Problem description - Collect all lines containing the word "that" from the data.

Records to use -
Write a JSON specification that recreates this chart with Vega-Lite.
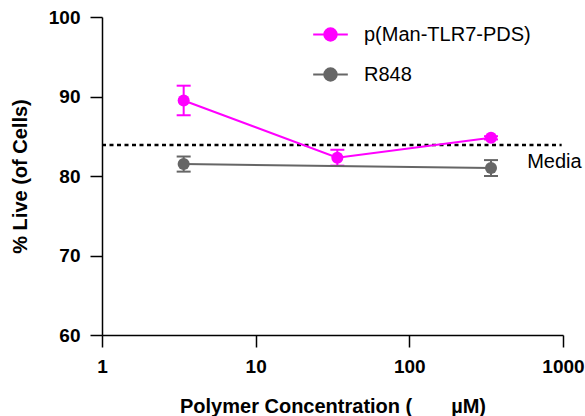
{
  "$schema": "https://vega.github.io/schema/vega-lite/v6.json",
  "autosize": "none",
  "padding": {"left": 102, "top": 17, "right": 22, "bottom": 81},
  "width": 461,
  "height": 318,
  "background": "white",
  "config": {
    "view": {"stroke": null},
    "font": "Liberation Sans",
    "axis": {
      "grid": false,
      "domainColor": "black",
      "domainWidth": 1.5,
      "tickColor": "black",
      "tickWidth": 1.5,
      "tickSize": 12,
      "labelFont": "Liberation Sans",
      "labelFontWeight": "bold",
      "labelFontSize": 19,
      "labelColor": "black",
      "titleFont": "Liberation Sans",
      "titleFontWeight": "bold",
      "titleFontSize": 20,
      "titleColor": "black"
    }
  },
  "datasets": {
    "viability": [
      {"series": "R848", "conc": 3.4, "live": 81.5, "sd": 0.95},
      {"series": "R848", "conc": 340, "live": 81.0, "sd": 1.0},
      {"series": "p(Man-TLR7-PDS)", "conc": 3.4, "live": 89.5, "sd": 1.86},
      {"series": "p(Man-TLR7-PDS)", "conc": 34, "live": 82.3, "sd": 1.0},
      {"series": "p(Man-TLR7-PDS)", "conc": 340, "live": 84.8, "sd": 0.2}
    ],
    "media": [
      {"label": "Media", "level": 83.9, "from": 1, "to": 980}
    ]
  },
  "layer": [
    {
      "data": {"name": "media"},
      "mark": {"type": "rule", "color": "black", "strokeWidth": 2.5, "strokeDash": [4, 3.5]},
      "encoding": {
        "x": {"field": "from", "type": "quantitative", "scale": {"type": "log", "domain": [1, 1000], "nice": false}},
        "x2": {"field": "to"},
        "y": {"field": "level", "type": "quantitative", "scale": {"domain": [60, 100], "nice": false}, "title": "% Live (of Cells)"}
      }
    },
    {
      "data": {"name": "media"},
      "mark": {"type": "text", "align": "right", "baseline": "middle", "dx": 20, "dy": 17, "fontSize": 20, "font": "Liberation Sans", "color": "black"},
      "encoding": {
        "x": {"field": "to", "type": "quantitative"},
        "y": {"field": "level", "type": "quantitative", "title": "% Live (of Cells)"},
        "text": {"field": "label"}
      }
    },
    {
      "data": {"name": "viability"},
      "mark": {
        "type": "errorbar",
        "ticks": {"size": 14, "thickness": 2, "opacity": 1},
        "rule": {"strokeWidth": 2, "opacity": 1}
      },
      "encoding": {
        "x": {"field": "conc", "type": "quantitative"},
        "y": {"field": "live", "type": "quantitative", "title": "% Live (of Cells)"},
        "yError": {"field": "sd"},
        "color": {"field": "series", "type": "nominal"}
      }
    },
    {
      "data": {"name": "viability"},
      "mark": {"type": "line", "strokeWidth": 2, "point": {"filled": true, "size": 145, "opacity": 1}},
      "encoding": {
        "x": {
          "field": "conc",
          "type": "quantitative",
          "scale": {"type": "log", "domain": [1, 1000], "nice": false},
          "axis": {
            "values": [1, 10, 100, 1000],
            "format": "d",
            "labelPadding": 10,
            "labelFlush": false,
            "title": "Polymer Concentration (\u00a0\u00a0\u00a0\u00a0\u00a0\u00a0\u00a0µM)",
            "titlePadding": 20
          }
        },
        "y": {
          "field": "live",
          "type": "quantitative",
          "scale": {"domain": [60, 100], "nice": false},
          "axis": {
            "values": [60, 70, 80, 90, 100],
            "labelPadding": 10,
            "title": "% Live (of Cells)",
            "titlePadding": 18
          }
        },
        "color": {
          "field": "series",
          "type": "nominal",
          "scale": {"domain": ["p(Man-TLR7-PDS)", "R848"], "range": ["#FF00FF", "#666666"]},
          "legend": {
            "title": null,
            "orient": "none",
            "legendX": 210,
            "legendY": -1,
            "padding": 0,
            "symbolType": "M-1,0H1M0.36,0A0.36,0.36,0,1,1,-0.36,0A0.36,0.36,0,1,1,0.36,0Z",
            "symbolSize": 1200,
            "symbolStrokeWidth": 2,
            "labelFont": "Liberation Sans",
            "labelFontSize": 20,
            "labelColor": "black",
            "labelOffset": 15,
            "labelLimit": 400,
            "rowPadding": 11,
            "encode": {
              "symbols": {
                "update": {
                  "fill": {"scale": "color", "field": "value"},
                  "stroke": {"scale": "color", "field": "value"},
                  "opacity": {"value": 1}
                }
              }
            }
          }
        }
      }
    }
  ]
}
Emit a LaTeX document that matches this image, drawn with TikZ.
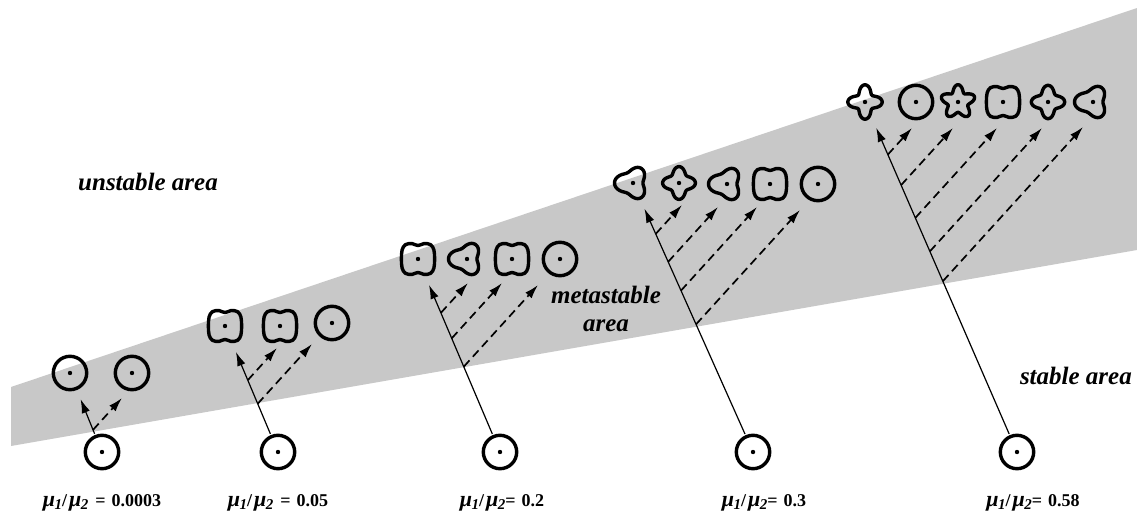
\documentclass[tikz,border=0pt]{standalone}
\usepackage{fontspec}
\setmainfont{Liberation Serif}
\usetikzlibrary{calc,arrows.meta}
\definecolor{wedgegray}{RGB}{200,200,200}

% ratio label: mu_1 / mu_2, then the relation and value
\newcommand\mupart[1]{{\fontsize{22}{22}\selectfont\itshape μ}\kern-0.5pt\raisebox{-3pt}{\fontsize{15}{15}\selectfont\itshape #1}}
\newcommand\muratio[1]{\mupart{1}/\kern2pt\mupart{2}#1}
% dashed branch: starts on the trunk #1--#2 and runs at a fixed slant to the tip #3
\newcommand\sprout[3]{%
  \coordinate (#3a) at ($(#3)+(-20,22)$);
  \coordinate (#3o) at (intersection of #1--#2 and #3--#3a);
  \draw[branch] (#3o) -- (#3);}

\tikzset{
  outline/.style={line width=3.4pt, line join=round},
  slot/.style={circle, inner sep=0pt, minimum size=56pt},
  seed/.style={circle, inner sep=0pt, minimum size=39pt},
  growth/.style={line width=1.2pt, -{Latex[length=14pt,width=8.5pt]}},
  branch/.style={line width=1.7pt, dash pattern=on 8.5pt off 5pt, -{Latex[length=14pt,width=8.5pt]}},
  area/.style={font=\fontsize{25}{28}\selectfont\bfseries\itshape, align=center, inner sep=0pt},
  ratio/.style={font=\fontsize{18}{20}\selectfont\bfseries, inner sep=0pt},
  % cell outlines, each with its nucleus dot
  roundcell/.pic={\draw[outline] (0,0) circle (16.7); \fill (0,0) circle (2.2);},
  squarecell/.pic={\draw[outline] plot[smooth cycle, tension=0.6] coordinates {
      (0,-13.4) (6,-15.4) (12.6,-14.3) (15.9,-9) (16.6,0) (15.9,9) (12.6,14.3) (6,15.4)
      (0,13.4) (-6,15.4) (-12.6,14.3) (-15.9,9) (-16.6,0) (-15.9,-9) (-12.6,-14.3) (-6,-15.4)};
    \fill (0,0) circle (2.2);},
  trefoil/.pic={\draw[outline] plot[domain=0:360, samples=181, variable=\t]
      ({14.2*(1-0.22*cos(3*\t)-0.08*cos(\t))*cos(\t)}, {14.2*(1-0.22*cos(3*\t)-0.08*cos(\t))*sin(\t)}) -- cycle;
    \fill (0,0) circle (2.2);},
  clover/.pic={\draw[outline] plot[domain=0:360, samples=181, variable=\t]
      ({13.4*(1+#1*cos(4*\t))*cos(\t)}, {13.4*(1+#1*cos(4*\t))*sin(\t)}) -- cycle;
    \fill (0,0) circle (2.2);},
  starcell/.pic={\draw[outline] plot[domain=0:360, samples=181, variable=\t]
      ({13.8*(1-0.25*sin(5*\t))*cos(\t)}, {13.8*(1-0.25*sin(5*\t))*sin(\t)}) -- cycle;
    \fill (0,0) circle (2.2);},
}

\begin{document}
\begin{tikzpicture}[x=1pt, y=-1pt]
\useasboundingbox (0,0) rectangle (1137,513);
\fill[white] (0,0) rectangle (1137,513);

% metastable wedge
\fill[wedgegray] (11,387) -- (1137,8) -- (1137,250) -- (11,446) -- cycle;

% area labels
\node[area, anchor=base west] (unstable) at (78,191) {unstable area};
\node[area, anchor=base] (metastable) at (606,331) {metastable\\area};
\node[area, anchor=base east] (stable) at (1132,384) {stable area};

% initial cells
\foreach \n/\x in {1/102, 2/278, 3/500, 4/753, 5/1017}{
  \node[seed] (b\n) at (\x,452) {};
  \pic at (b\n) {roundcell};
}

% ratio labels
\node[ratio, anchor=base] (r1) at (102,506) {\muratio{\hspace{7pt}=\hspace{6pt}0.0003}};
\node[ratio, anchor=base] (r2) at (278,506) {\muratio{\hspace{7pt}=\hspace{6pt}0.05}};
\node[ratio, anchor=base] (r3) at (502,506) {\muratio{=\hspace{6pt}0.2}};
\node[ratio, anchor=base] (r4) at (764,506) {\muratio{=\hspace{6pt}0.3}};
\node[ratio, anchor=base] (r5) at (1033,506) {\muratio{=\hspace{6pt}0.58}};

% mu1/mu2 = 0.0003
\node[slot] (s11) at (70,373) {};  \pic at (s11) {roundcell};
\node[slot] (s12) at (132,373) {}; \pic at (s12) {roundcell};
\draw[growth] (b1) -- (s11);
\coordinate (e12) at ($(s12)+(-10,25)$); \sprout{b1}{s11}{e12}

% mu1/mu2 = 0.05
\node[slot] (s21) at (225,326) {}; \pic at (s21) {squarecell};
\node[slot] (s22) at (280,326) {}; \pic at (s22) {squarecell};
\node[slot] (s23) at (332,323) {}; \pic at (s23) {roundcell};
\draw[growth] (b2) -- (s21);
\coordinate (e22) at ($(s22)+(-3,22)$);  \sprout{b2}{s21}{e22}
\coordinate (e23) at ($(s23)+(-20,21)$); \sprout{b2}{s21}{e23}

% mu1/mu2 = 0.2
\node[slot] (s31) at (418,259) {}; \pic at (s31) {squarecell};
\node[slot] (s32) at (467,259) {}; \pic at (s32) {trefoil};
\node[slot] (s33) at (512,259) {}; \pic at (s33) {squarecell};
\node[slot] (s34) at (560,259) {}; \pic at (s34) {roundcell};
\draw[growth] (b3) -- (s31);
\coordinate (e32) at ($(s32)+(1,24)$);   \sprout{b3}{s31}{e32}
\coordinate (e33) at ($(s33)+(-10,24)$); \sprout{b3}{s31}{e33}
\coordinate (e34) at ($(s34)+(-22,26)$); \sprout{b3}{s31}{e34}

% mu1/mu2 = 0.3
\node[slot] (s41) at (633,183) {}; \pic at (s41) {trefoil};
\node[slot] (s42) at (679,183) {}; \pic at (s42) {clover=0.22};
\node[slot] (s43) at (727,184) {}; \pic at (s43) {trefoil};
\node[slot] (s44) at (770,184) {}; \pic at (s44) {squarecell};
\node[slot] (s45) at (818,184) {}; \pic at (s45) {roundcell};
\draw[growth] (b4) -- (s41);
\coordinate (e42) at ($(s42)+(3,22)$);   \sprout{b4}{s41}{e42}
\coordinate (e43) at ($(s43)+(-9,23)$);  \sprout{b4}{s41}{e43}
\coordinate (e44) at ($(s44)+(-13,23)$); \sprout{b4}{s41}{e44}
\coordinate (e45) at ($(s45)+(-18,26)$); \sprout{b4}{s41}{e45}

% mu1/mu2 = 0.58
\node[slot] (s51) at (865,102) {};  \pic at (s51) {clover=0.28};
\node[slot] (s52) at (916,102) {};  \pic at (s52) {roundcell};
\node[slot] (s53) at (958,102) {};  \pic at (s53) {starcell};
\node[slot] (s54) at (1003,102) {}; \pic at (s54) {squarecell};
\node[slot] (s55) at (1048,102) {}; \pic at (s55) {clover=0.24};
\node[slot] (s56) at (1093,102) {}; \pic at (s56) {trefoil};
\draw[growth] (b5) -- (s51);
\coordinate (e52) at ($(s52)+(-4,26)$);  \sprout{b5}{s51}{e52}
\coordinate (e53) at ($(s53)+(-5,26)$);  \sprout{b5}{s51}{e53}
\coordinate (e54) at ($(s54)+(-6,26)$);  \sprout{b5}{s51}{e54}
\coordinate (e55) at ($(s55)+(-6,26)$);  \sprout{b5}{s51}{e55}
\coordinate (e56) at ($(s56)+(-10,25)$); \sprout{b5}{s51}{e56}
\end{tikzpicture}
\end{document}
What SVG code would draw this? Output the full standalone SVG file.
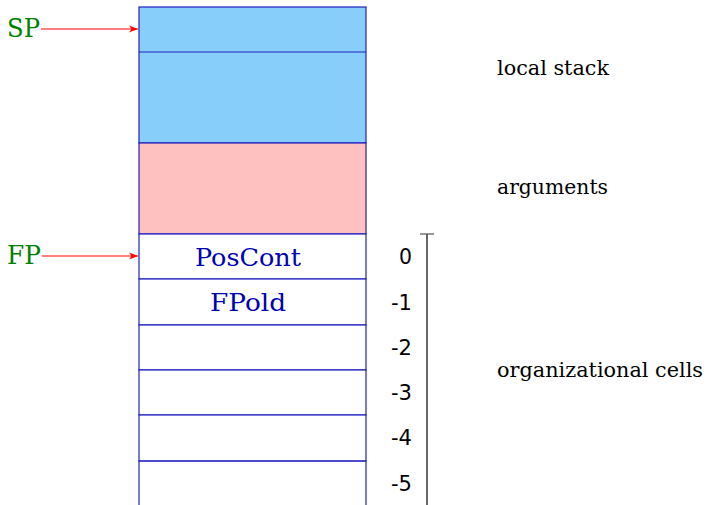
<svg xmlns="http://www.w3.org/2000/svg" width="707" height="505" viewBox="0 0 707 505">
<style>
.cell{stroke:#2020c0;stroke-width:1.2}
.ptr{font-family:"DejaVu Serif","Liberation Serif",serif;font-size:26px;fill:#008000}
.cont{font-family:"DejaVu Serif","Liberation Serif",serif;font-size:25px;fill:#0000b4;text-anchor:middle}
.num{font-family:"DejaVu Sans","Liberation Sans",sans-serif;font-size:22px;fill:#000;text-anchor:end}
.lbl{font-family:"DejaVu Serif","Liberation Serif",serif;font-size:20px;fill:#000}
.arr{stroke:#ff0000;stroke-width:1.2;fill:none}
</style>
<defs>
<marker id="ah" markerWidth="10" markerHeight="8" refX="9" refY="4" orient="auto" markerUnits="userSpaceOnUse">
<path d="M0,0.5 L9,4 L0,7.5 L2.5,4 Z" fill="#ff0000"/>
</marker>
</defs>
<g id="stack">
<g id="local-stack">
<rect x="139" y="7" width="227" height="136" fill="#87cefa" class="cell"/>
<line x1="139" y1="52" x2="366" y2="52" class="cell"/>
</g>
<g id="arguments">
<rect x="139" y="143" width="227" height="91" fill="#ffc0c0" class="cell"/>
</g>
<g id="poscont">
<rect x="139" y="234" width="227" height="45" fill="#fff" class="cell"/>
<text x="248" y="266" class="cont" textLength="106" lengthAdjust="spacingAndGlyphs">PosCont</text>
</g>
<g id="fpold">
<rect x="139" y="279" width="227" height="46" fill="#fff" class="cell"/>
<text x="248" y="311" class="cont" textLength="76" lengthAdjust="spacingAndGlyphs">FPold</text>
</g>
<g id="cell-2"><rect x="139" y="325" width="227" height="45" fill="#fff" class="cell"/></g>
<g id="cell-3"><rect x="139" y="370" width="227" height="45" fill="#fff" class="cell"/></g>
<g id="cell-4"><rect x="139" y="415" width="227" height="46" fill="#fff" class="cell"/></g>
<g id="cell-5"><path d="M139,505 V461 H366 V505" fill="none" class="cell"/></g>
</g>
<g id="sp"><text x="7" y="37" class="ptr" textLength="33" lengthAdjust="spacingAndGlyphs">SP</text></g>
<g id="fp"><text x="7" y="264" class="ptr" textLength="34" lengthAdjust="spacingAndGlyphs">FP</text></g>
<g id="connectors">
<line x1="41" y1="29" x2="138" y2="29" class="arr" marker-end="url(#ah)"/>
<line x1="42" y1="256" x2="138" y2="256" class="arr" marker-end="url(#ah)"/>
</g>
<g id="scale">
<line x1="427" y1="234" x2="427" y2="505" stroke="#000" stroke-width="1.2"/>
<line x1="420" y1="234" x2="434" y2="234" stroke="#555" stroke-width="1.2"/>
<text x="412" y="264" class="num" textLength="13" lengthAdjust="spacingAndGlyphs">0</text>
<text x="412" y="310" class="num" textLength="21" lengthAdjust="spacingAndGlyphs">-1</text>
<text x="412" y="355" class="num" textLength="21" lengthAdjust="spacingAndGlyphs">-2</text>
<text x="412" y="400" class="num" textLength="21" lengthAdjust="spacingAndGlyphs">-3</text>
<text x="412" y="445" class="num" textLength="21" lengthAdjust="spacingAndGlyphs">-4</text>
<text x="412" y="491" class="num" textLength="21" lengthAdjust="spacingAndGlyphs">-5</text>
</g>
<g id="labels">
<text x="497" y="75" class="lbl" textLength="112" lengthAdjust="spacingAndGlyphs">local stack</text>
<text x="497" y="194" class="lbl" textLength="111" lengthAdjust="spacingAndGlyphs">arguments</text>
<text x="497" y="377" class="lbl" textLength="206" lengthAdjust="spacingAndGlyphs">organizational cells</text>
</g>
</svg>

Expected answer -
Write a JSON specification that recreates this chart with Vega-Lite.
Emit a LaTeX document that matches this image, drawn with TikZ.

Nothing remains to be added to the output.